Kupang (ANTARA News) - Wadah pemersatu orang Timor Timur di perantauan, Uni Timor Aswain (Untas) terus menyamakan persepsi soal penanganan warga eks Timtim di Indonesia, sejak memutuskan untuk tetap menjadi bagian dari NKRI sejak Agustus 1999.

"Penyamaan persepsi ini penting dilakukan, karena bagaimana pun harus diakui bahwa penanganan sekitar 100.000 lebih warga eks Timtim ini sering mengalami pasang surut dari rezim ke rezim," kata Ketua Uni Timor Aswain (Untas) Eurico Guterres di Kupang, Minggu.

Mantan Wakil Panglima Pasukan Pejuang Intergarasi (PPI) Timor Timur ini mengatakan, pasang surutnya penanganan eks pengungsi Timtim di Timor bagian barat NTT sebagai basis utama penampungan, telah berdampak terhadap sikap dan komitmen untuk tetap menyatu dengan Indonesia.

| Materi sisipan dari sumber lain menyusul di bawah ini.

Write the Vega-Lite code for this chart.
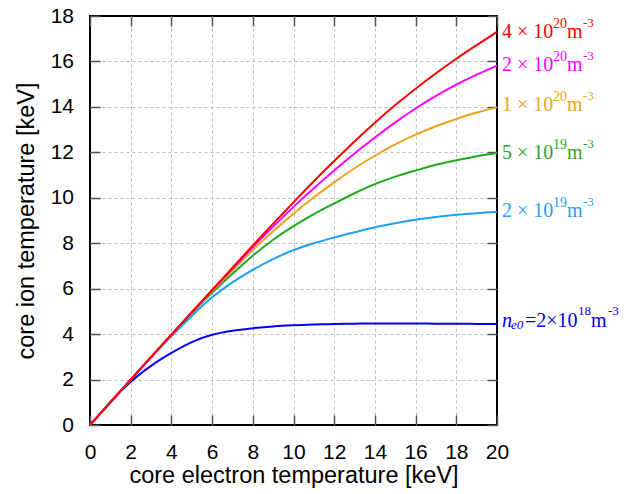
{
  "$schema": "https://vega.github.io/schema/vega-lite/v6.json",
  "width": 407,
  "height": 409,
  "autosize": {"type": "none"},
  "padding": {"left": 90, "top": 16, "right": 138, "bottom": 69},
  "background": "white",
  "config": {
    "view": {"stroke": "black", "strokeWidth": 2},
    "axis": {
      "labelFont": "Liberation Sans",
      "labelFontSize": 21,
      "labelColor": "black",
      "titleFont": "Liberation Sans",
      "titleFontSize": 23.5,
      "titleFontWeight": "normal",
      "titleColor": "black",
      "domain": false,
      "labelFlush": false,
      "labelOverlap": false,
      "gridDash": [3, 3],
      "gridColor": "#bdbdbd",
      "gridWidth": 1
    }
  },
  "datasets": {
    "curves": [
      {"series":"2e18","Te":0,"Ti":0},{"series":"2e18","Te":1,"Ti":0.99},{"series":"2e18","Te":2,"Ti":1.9},{"series":"2e18","Te":3,"Ti":2.6},{"series":"2e18","Te":4,"Ti":3.17},{"series":"2e18","Te":5,"Ti":3.65},{"series":"2e18","Te":6,"Ti":3.97},{"series":"2e18","Te":7,"Ti":4.15},{"series":"2e18","Te":8,"Ti":4.26},{"series":"2e18","Te":9,"Ti":4.34},{"series":"2e18","Te":10,"Ti":4.39},{"series":"2e18","Te":11,"Ti":4.42},{"series":"2e18","Te":12,"Ti":4.45},{"series":"2e18","Te":13,"Ti":4.46},{"series":"2e18","Te":14,"Ti":4.47},{"series":"2e18","Te":15,"Ti":4.47},{"series":"2e18","Te":16,"Ti":4.47},{"series":"2e18","Te":17,"Ti":4.46},{"series":"2e18","Te":18,"Ti":4.46},{"series":"2e18","Te":19,"Ti":4.45},{"series":"2e18","Te":20,"Ti":4.44},
      {"series":"2e19","Te":0,"Ti":0},{"series":"2e19","Te":1,"Ti":1},{"series":"2e19","Te":2,"Ti":1.99},{"series":"2e19","Te":3,"Ti":2.97},{"series":"2e19","Te":4,"Ti":3.9},{"series":"2e19","Te":5,"Ti":4.8},{"series":"2e19","Te":6,"Ti":5.62},{"series":"2e19","Te":7,"Ti":6.28},{"series":"2e19","Te":8,"Ti":6.83},{"series":"2e19","Te":9,"Ti":7.3},{"series":"2e19","Te":10,"Ti":7.7},{"series":"2e19","Te":11,"Ti":8.0},{"series":"2e19","Te":12,"Ti":8.25},{"series":"2e19","Te":13,"Ti":8.48},{"series":"2e19","Te":14,"Ti":8.7},{"series":"2e19","Te":15,"Ti":8.88},{"series":"2e19","Te":16,"Ti":9.03},{"series":"2e19","Te":17,"Ti":9.15},{"series":"2e19","Te":18,"Ti":9.25},{"series":"2e19","Te":19,"Ti":9.32},{"series":"2e19","Te":20,"Ti":9.37},
      {"series":"5e19","Te":0,"Ti":0},{"series":"5e19","Te":1,"Ti":1},{"series":"5e19","Te":2,"Ti":2},{"series":"5e19","Te":3,"Ti":2.99},{"series":"5e19","Te":4,"Ti":3.96},{"series":"5e19","Te":5,"Ti":4.92},{"series":"5e19","Te":6,"Ti":5.82},{"series":"5e19","Te":7,"Ti":6.66},{"series":"5e19","Te":8,"Ti":7.45},{"series":"5e19","Te":9,"Ti":8.15},{"series":"5e19","Te":10,"Ti":8.75},{"series":"5e19","Te":11,"Ti":9.28},{"series":"5e19","Te":12,"Ti":9.75},{"series":"5e19","Te":13,"Ti":10.2},{"series":"5e19","Te":14,"Ti":10.6},{"series":"5e19","Te":15,"Ti":10.93},{"series":"5e19","Te":16,"Ti":11.2},{"series":"5e19","Te":17,"Ti":11.45},{"series":"5e19","Te":18,"Ti":11.65},{"series":"5e19","Te":19,"Ti":11.83},{"series":"5e19","Te":20,"Ti":11.97},
      {"series":"1e20","Te":0,"Ti":0},{"series":"1e20","Te":1,"Ti":1},{"series":"1e20","Te":2,"Ti":2},{"series":"1e20","Te":3,"Ti":2.99},{"series":"1e20","Te":4,"Ti":3.97},{"series":"1e20","Te":5,"Ti":4.94},{"series":"1e20","Te":6,"Ti":5.88},{"series":"1e20","Te":7,"Ti":6.8},{"series":"1e20","Te":8,"Ti":7.7},{"series":"1e20","Te":9,"Ti":8.53},{"series":"1e20","Te":10,"Ti":9.3},{"series":"1e20","Te":11,"Ti":10.02},{"series":"1e20","Te":12,"Ti":10.68},{"series":"1e20","Te":13,"Ti":11.3},{"series":"1e20","Te":14,"Ti":11.85},{"series":"1e20","Te":15,"Ti":12.35},{"series":"1e20","Te":16,"Ti":12.78},{"series":"1e20","Te":17,"Ti":13.15},{"series":"1e20","Te":18,"Ti":13.47},{"series":"1e20","Te":19,"Ti":13.75},{"series":"1e20","Te":20,"Ti":13.98},
      {"series":"2e20","Te":0,"Ti":0},{"series":"2e20","Te":1,"Ti":1},{"series":"2e20","Te":2,"Ti":2},{"series":"2e20","Te":3,"Ti":2.99},{"series":"2e20","Te":4,"Ti":3.98},{"series":"2e20","Te":5,"Ti":4.96},{"series":"2e20","Te":6,"Ti":5.92},{"series":"2e20","Te":7,"Ti":6.88},{"series":"2e20","Te":8,"Ti":7.83},{"series":"2e20","Te":9,"Ti":8.73},{"series":"2e20","Te":10,"Ti":9.6},{"series":"2e20","Te":11,"Ti":10.42},{"series":"2e20","Te":12,"Ti":11.2},{"series":"2e20","Te":13,"Ti":11.95},{"series":"2e20","Te":14,"Ti":12.65},{"series":"2e20","Te":15,"Ti":13.32},{"series":"2e20","Te":16,"Ti":13.93},{"series":"2e20","Te":17,"Ti":14.48},{"series":"2e20","Te":18,"Ti":14.98},{"series":"2e20","Te":19,"Ti":15.42},{"series":"2e20","Te":20,"Ti":15.82},
      {"series":"4e20","Te":0,"Ti":0},{"series":"4e20","Te":1,"Ti":1},{"series":"4e20","Te":2,"Ti":2},{"series":"4e20","Te":3,"Ti":2.99},{"series":"4e20","Te":4,"Ti":3.98},{"series":"4e20","Te":5,"Ti":4.96},{"series":"4e20","Te":6,"Ti":5.94},{"series":"4e20","Te":7,"Ti":6.92},{"series":"4e20","Te":8,"Ti":7.9},{"series":"4e20","Te":9,"Ti":8.86},{"series":"4e20","Te":10,"Ti":9.8},{"series":"4e20","Te":11,"Ti":10.73},{"series":"4e20","Te":12,"Ti":11.62},{"series":"4e20","Te":13,"Ti":12.48},{"series":"4e20","Te":14,"Ti":13.3},{"series":"4e20","Te":15,"Ti":14.08},{"series":"4e20","Te":16,"Ti":14.8},{"series":"4e20","Te":17,"Ti":15.48},{"series":"4e20","Te":18,"Ti":16.12},{"series":"4e20","Te":19,"Ti":16.72},{"series":"4e20","Te":20,"Ti":17.3}
    ],
    "labels": [
      {"series":"4e20","Te":20,"ly":17.35,"base":"4 × 10","exp":"20"},
      {"series":"2e20","Te":20,"ly":15.89,"base":"2 × 10","exp":"20"},
      {"series":"1e20","Te":20,"ly":14.12,"base":"1 × 10","exp":"20"},
      {"series":"5e19","Te":20,"ly":12.03,"base":"5 × 10","exp":"19"},
      {"series":"2e19","Te":20,"ly":9.46,"base":"2 × 10","exp":"19"}
    ],
    "bluelabel": [
      {"series":"2e18","Te":20,"ly":4.64}
    ]
  },
  "layer": [
    {
      "data": {"name": "curves"},
      "mark": {"type": "line", "strokeWidth": 2, "interpolate": "monotone"},
      "encoding": {
        "x": {"field": "Te", "type": "quantitative",
              "scale": {"domain": [0, 20], "nice": false},
              "axis": {"orient": "bottom", "values": [0,2,4,6,8,10,12,14,16,18,20], "grid": true,
                       "ticks": true, "tickSize": -10, "tickWidth": 1.5, "tickColor": "#555555", "tickOpacity": 1, "tickDash": [],
                       "gridOpacity": {"condition": {"test": "datum.value === 0 || datum.value === 20", "value": 0}, "value": 1},
                       "title": "core electron temperature [keV]", "titleY": 57.5, "titleBaseline": "alphabetic",
                       "labelPadding": 26}},
        "y": {"field": "Ti", "type": "quantitative",
              "scale": {"domain": [0, 18], "nice": false},
              "axis": {"orient": "left", "values": [0,2,4,6,8,10,12,14,16,18], "grid": true,
                       "ticks": true, "tickSize": -10, "tickWidth": 1.5, "tickColor": "#555555", "tickOpacity": 1, "tickDash": [],
                       "gridOpacity": {"condition": {"test": "datum.value === 0 || datum.value === 18", "value": 0}, "value": 1},
                       "title": "core ion temperature [keV]", "titleX": -56.5, "titleY": 204.5,
                       "titleBaseline": "alphabetic", "titleAlign": "center", "titleAngle": -90,
                       "labelPadding": 26.5}},
        "color": {"field": "series", "type": "nominal",
                  "scale": {"domain": ["2e18","2e19","5e19","1e20","2e20","4e20"],
                            "range": ["#0000ff","#1ea0f5","#1eaa1e","#eca31c","#ff00ff","#ff0000"]},
                  "legend": null}
      }
    },
    {
      "data": {"name": "curves"},
      "mark": {"type": "line", "opacity": 0},
      "encoding": {
        "x": {"field": "Te", "type": "quantitative",
              "axis": {"orient": "top", "values": [0,2,4,6,8,10,12,14,16,18,20],
                       "ticks": true, "tickSize": -10, "tickWidth": 1.5, "tickColor": "#555555", "tickOpacity": 1, "tickDash": [],
                       "grid": false, "labels": false, "title": null}},
        "y": {"field": "Ti", "type": "quantitative",
              "axis": {"orient": "right", "values": [0,2,4,6,8,10,12,14,16,18],
                       "ticks": true, "tickSize": -10, "tickWidth": 1.5, "tickColor": "#555555", "tickOpacity": 1, "tickDash": [],
                       "grid": false, "labels": false, "title": null}},
        "detail": {"field": "series"}
      }
    },
    {
      "data": {"name": "labels"},
      "mark": {"type": "text", "font": "Liberation Serif", "fontSize": 20, "align": "left", "baseline": "alphabetic", "dx": 5, "dy": 7},
      "encoding": {
        "x": {"field": "Te", "type": "quantitative", "axis": null},
        "y": {"field": "ly", "type": "quantitative", "axis": null},
        "text": {"field": "base"},
        "color": {"field": "series", "type": "nominal", "legend": null}
      }
    },
    {
      "data": {"name": "labels"},
      "mark": {"type": "text", "font": "Liberation Serif", "fontSize": 14, "align": "left", "baseline": "alphabetic", "dx": 56, "dy": -3},
      "encoding": {
        "x": {"field": "Te", "type": "quantitative", "axis": null},
        "y": {"field": "ly", "type": "quantitative", "axis": null},
        "text": {"field": "exp"},
        "color": {"field": "series", "type": "nominal", "legend": null}
      }
    },
    {
      "data": {"name": "labels"},
      "mark": {"type": "text", "font": "Liberation Serif", "fontSize": 20, "align": "left", "baseline": "alphabetic", "dx": 70, "dy": 7},
      "encoding": {
        "x": {"field": "Te", "type": "quantitative", "axis": null},
        "y": {"field": "ly", "type": "quantitative", "axis": null},
        "text": {"value": "m"},
        "color": {"field": "series", "type": "nominal", "legend": null}
      }
    },
    {
      "data": {"name": "labels"},
      "mark": {"type": "text", "font": "Liberation Serif", "fontSize": 13, "align": "left", "baseline": "alphabetic", "dx": 86, "dy": -4},
      "encoding": {
        "x": {"field": "Te", "type": "quantitative", "axis": null},
        "y": {"field": "ly", "type": "quantitative", "axis": null},
        "text": {"value": "-3"},
        "color": {"field": "series", "type": "nominal", "legend": null}
      }
    },
    {
      "data": {"name": "bluelabel"},
      "mark": {"type": "text", "font": "Liberation Serif", "fontSize": 20, "fontStyle": "italic", "align": "left", "baseline": "alphabetic", "dx": 5, "dy": 7},
      "encoding": {
        "x": {"field": "Te", "type": "quantitative", "axis": null},
        "y": {"field": "ly", "type": "quantitative", "axis": null},
        "text": {"value": "n"},
        "color": {"field": "series", "type": "nominal", "legend": null}
      }
    },
    {
      "data": {"name": "bluelabel"},
      "mark": {"type": "text", "font": "Liberation Serif", "fontSize": 13, "fontStyle": "italic", "align": "left", "baseline": "alphabetic", "dx": 14, "dy": 9},
      "encoding": {
        "x": {"field": "Te", "type": "quantitative", "axis": null},
        "y": {"field": "ly", "type": "quantitative", "axis": null},
        "text": {"value": "e0"},
        "color": {"field": "series", "type": "nominal", "legend": null}
      }
    },
    {
      "data": {"name": "bluelabel"},
      "mark": {"type": "text", "font": "Liberation Serif", "fontSize": 20, "align": "left", "baseline": "alphabetic", "dx": 28, "dy": 7},
      "encoding": {
        "x": {"field": "Te", "type": "quantitative", "axis": null},
        "y": {"field": "ly", "type": "quantitative", "axis": null},
        "text": {"value": "=2×10"},
        "color": {"field": "series", "type": "nominal", "legend": null}
      }
    },
    {
      "data": {"name": "bluelabel"},
      "mark": {"type": "text", "font": "Liberation Serif", "fontSize": 13, "align": "left", "baseline": "alphabetic", "dx": 81, "dy": -5},
      "encoding": {
        "x": {"field": "Te", "type": "quantitative", "axis": null},
        "y": {"field": "ly", "type": "quantitative", "axis": null},
        "text": {"value": "18"},
        "color": {"field": "series", "type": "nominal", "legend": null}
      }
    },
    {
      "data": {"name": "bluelabel"},
      "mark": {"type": "text", "font": "Liberation Serif", "fontSize": 20, "align": "left", "baseline": "alphabetic", "dx": 94, "dy": 7},
      "encoding": {
        "x": {"field": "Te", "type": "quantitative", "axis": null},
        "y": {"field": "ly", "type": "quantitative", "axis": null},
        "text": {"value": "m"},
        "color": {"field": "series", "type": "nominal", "legend": null}
      }
    },
    {
      "data": {"name": "bluelabel"},
      "mark": {"type": "text", "font": "Liberation Serif", "fontSize": 13, "align": "left", "baseline": "alphabetic", "dx": 111, "dy": -5},
      "encoding": {
        "x": {"field": "Te", "type": "quantitative", "axis": null},
        "y": {"field": "ly", "type": "quantitative", "axis": null},
        "text": {"value": "-3"},
        "color": {"field": "series", "type": "nominal", "legend": null}
      }
    }
  ],
  "resolve": {"axis": {"x": "independent", "y": "independent"}}
}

"Banyak warga eks Timtim yang akhirnya memutuskan secara pribadi-pribadi untuk kembali ke kampung halamannya di Timor Leste, setelah merasa tidak memiliki lagi masa depan yang menjanjikan di tanah rantau atau merasa seperti diterlantarkan, meskipun Untas telah berusaha sekuat tenaga untuk membantu mereka mempertahankan hidup di tempat penampungan," katanya.

Eurico yang juga Ketua DPW Partai Amanat Nasional Nusa Tenggara Timur itu menyebut beberapa alasan mengapa warga eks Timtim ingin kembali ke Timor Leste, seperti sering berpindah-pindah tempat tinggal dan ketiadaan lahan pertanian untuk mempertahankan hidup sebagai petani di pengungsian.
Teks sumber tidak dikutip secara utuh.